Si chiama Clarity il dispositivo creato da un ex attivista di Greenpeace per monitorare la qualità dell’aria delle megalopoli cinesi raccogliendo dati ambientali. Obiettivo: mappare l’inquinamento in tutto il mondo (in crowdsourcing)
Utilizzare la rete per creare consapevolezza su ciò che stiamo effettivamente respirando, e proteggerci adeguatamente. Per David Lu, studente di ingegneria ambientale nato e cresciuto a Shanghai e in visita all’università di Berkeley, si tratta di una questione personale, che tocca la quotidianità di milioni di suoi connazionali, e non solo, e che l’ha portato giovanissimo a mettere a punto il più piccolo sensore al mondo, facile da portare con sé come un portachiavi.
Come funziona?
Il funzionamento è molto semplice: si illumina di verde se i livelli sono entro la soglia, di rosso se non lo sono.

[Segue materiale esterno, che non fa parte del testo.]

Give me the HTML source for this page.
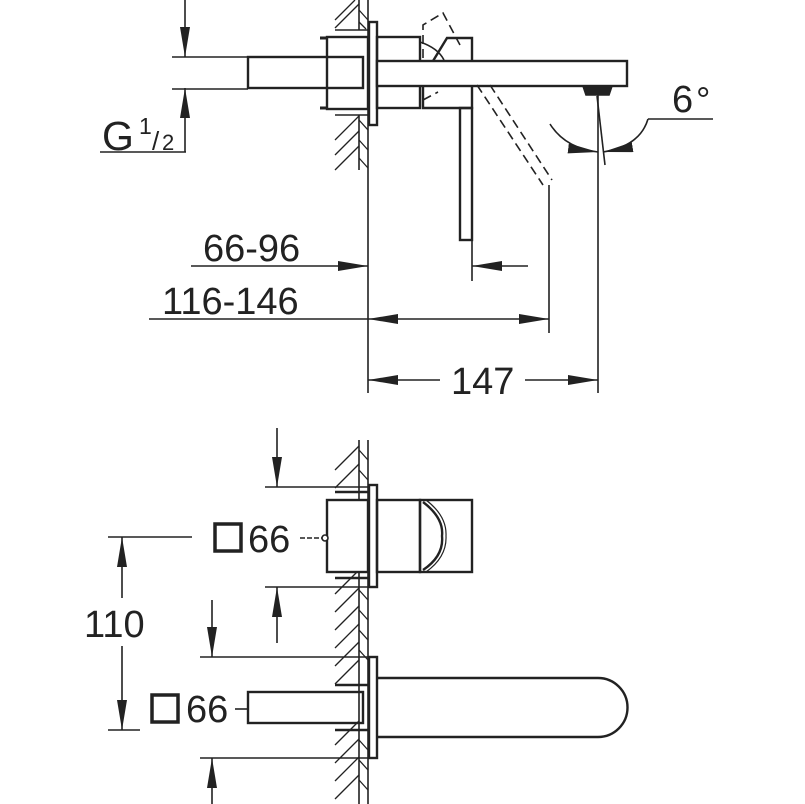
<!DOCTYPE html>
<html><head><meta charset="utf-8"><style>
html,body{margin:0;padding:0;background:#fff;}
svg{display:block;}
text{font-family:"Liberation Sans",sans-serif;fill:#222;}
</style></head><body>
<svg width="805" height="804" viewBox="0 0 805 804" xmlns="http://www.w3.org/2000/svg">
<defs>
<marker id="a" viewBox="0 0 30 10" refX="30" refY="5" markerWidth="30" markerHeight="10" markerUnits="userSpaceOnUse" orient="auto"><path d="M0,0 L30,5 L0,10 z" fill="#222"/></marker>
</defs>
<g stroke="#222" fill="none" stroke-width="1.6">
<line x1="368" y1="0" x2="368" y2="393"/>
<line x1="359" y1="0" x2="359" y2="30"/>
<line x1="359" y1="115" x2="359" y2="170"/>
<g stroke-width="1.3">
<line x1="335" y1="20" x2="355" y2="0"/>
<line x1="335" y1="28" x2="359" y2="4"/>
<line x1="359" y1="10" x2="368" y2="20"/>
<line x1="359" y1="22" x2="366" y2="29"/>
<line x1="335" y1="140" x2="359" y2="116"/>
<line x1="335" y1="155" x2="359" y2="131"/>
<line x1="335" y1="170" x2="359" y2="146"/>
<line x1="359" y1="120" x2="368" y2="130"/>
<line x1="359" y1="140" x2="368" y2="150"/>
<line x1="359" y1="158" x2="368" y2="168"/>
</g>
<line x1="335" y1="30" x2="368" y2="30"/>
<line x1="335" y1="115" x2="368" y2="115"/>
<g stroke-width="2.4">
<rect x="369" y="22" width="8" height="103"/>
<rect x="327" y="37" width="41" height="72"/>
<rect x="248" y="57" width="115" height="31"/>
<rect x="377" y="37" width="43" height="71"/>
<rect x="377" y="61" width="250" height="25" fill="#fff"/>
<path d="M433,61 L447,38 L472,38 L472,61"/>
<path d="M423,86 L423,108 L472,108 L472,86"/>
<rect x="460" y="108" width="12" height="132"/>
</g>
<line x1="320" y1="38" x2="327" y2="38" stroke-width="3"/>
<line x1="320" y1="108" x2="327" y2="108" stroke-width="3"/>
<path d="M583,86 L612,86 L609,95 L586,95 z" fill="#222"/>
<g stroke-dasharray="9,5">
<path d="M423,58 L423,25 L443,13 L460,45"/>
<path d="M423,86 L423,100 L438,92"/>
<line x1="477" y1="85" x2="543" y2="185"/>
<line x1="490" y1="85" x2="552" y2="180"/>
</g>
<path d="M420,42 Q438,48 444,60" />
<line x1="185" y1="0" x2="185" y2="57" marker-end="url(#a)"/>
<line x1="185" y1="152" x2="185" y2="88" marker-end="url(#a)"/>
<line x1="172" y1="57" x2="248" y2="57"/>
<line x1="172" y1="89" x2="248" y2="89"/>
<line x1="100" y1="152" x2="186" y2="152"/>
<line x1="598" y1="95" x2="598" y2="393"/>
<line x1="597" y1="96" x2="605" y2="165"/>
<path d="M550,124 Q565,148 598,152" marker-end="url(#a)"/>
<path d="M648,119 Q640,146 603,152" marker-end="url(#a)"/>
<line x1="648" y1="119" x2="713" y2="119"/>
<line x1="191" y1="266" x2="368" y2="266" marker-end="url(#a)"/>
<line x1="528" y1="266" x2="472" y2="266" marker-end="url(#a)"/>
<line x1="472" y1="240" x2="472" y2="281"/>
<line x1="149" y1="319" x2="368" y2="319"/>
<line x1="460" y1="319" x2="368" y2="319" marker-end="url(#a)"/>
<line x1="460" y1="319" x2="549" y2="319" marker-end="url(#a)"/>
<line x1="549" y1="185" x2="549" y2="333"/>
<line x1="440" y1="380" x2="368" y2="380" marker-end="url(#a)"/>
<line x1="525" y1="380" x2="598" y2="380" marker-end="url(#a)"/>

<line x1="368" y1="440" x2="368" y2="804"/>
<line x1="359" y1="440" x2="359" y2="804"/>
<g stroke-width="1.3">
<line x1="335" y1="470" x2="359" y2="446"/>
<line x1="335" y1="488" x2="359" y2="464"/>
<line x1="335" y1="594" x2="359" y2="570"/>
<line x1="335" y1="612" x2="359" y2="588"/>
<line x1="335" y1="630" x2="359" y2="606"/>
<line x1="335" y1="648" x2="359" y2="624"/>
<line x1="335" y1="666" x2="359" y2="642"/>
<line x1="335" y1="684" x2="359" y2="660"/>
<line x1="335" y1="745" x2="359" y2="721"/>
<line x1="335" y1="763" x2="359" y2="739"/>
<line x1="335" y1="781" x2="359" y2="757"/>
<line x1="335" y1="799" x2="359" y2="775"/>
<line x1="359" y1="450" x2="368" y2="460"/>
<line x1="359" y1="470" x2="368" y2="480"/>
<line x1="359" y1="590" x2="368" y2="600"/>
<line x1="359" y1="610" x2="368" y2="620"/>
<line x1="359" y1="630" x2="368" y2="640"/>
<line x1="359" y1="650" x2="368" y2="660"/>
<line x1="359" y1="740" x2="368" y2="750"/>
<line x1="359" y1="760" x2="368" y2="770"/>
<line x1="359" y1="780" x2="368" y2="790"/>
</g>
<g stroke-width="2.4">
<rect x="369" y="485" width="8" height="102" fill="#fff"/>
<rect x="327" y="500" width="41" height="72" fill="#fff"/>
<line x1="335" y1="492" x2="368" y2="492"/>
<line x1="335" y1="578" x2="368" y2="578"/>
<rect x="377" y="500" width="43" height="72"/>
<rect x="420" y="500" width="52" height="72"/>
<path d="M423,502 Q444,518 442,536 Q444,556 423,570"/>
<rect x="369" y="657" width="8" height="101" fill="#fff"/>
<line x1="335" y1="685" x2="368" y2="685"/>
<line x1="335" y1="730" x2="368" y2="730"/>
<rect x="248" y="692" width="115" height="31"/>
<path d="M377,678 L598,678 A29.5,29.5 0 0 1 598,737 L377,737"/>
</g>
<path d="M426,500 Q447,516 446,536 Q447,557 426,572" stroke-width="1.2"/>
<line x1="277" y1="428" x2="277" y2="487" marker-end="url(#a)"/>
<line x1="265" y1="487" x2="368" y2="487"/>
<line x1="265" y1="587" x2="368" y2="587"/>
<line x1="277" y1="643" x2="277" y2="587" marker-end="url(#a)"/>
<line x1="212" y1="600" x2="212" y2="657" marker-end="url(#a)"/>
<line x1="200" y1="657" x2="368" y2="657"/>
<line x1="200" y1="758" x2="368" y2="758"/>
<line x1="212" y1="804" x2="212" y2="758" marker-end="url(#a)"/>
<line x1="108" y1="537" x2="192" y2="537"/>
<line x1="108" y1="730" x2="140" y2="730"/>
<line x1="122" y1="598" x2="122" y2="537" marker-end="url(#a)"/>
<line x1="122" y1="646" x2="122" y2="730" marker-end="url(#a)"/>
<rect x="215" y="524" width="26" height="27" stroke-width="3.5"/>
<rect x="152" y="695" width="26" height="27" stroke-width="3.5"/>
<line x1="300" y1="538" x2="322" y2="538" stroke-dasharray="5,2"/>
<circle cx="325" cy="538" r="3" fill="#fff"/>
<line x1="235" y1="709" x2="248" y2="709"/>
</g>
<g font-size="38">
<text x="102" y="150" font-size="41">G</text>
<text x="139" y="134" font-size="23">1</text>
<text x="152" y="150" font-size="26">/</text>
<text x="162" y="150" font-size="22">2</text>
<text x="203" y="261">66-96</text>
<text x="162" y="314">116-146</text>
<text x="451" y="394">147</text>
<text x="672" y="112">6</text>
<text x="696" y="112" font-size="36">°</text>
<text x="248" y="552">66</text>
<text x="186" y="722">66</text>
<text x="84" y="637">110</text>
</g>
</svg>
</body></html>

Si chiama Clarity e rileva il livello di inquinamento presente nel luogo in cui ci troviamo.
Nelle metropoli cinesi o indiane, le concentrazioni di PM 2.5 sono infatti altissime, anche oltre 500 microgrammi per metro cubo, quando il limite consigliato sarebbe 25 microgrammi.
Dall’Università americana di Berkeley all’incubatore cinese
Forse non è un caso che Lu sia così interessato ai temi legati all’ambiente: come si legge nel suo profilo linkedin, prima di fondare Clarity nel 2014, ha lavorato cinque mesi con Greenpeace. Il dispositivo però non è nato interamente negli Stati Uniti. Dopo le prime fasi di sviluppo di Clarity all’interno dell’incubatore per startup dell’Università di Berkeley, il giovane team si è recato per tre mesi proprio in Cina presso un’organizzazione chiamata HAXLR8R, che ha permesso loro di affinare il dispositivo.
Ma è sufficiente conoscere il livello di inquinamento per proteggersi?
Posto che la questione nevralgica dell’inquinamento spropositato delle megalopoli mondiali non è trovare il modo di difendersi, quanto ridurre l’inquinamento stesso, con lo scopo di migliorare la qualità della vita delle persone, in un momento come questo in cui ciò ancora fatica ad avvenire, la possibilità di proteggersi adeguatamente per gli abitanti di una grande metropoli assume un’importanza primaria. Ma per un abitante è sufficiente conoscere il livello di inquinamento medio cittadino? Secondo Lu no. La vera rivoluzione è rendere la mappa dell’inquinamento cittadino sempre più dettagliata, in modo che l’utente possa conoscere il livello di PM 2.5 nel punto preciso della città in cui si trova ed eventualmente utilizzare una mascherina protettiva, o scegliere un’altra strada meno inquinata se sta facendo jogging.
Mappare l’inquinamento, un lavoro di gruppo
Una delle ambizioni dei sette giovanissimi fondatori è generare infatti la mappa dell’inquinamento dell’aria più dettagliata al mondo, strada per strada. Clarity è collegato infatti a una app che raccoglie i dati ed elabora delle statistiche, mappando le diverse zone della città. L’aspetto più interessante dei dati è la raccolta stessa, che avviene tramite gli utenti stessi che posseggono Clarity. Una sorta di crowdsourcing che mantiene la privacy dell’utente. Il sistema memorizza la data, l’ora, la posizione geografica, e i dati sulla qualità dell’aria, e quando è collegato alla rete, invia i dati al servizio cloud, senza alcuna associazione con l’identità di un utente.
Al momento Clarity non è ancora in commercio, ma a quanto si apprende i tempi non dovrebbero essere troppo lunghi e il costo dovrebbe aggirarsi fra i 50 e i 75 dollari.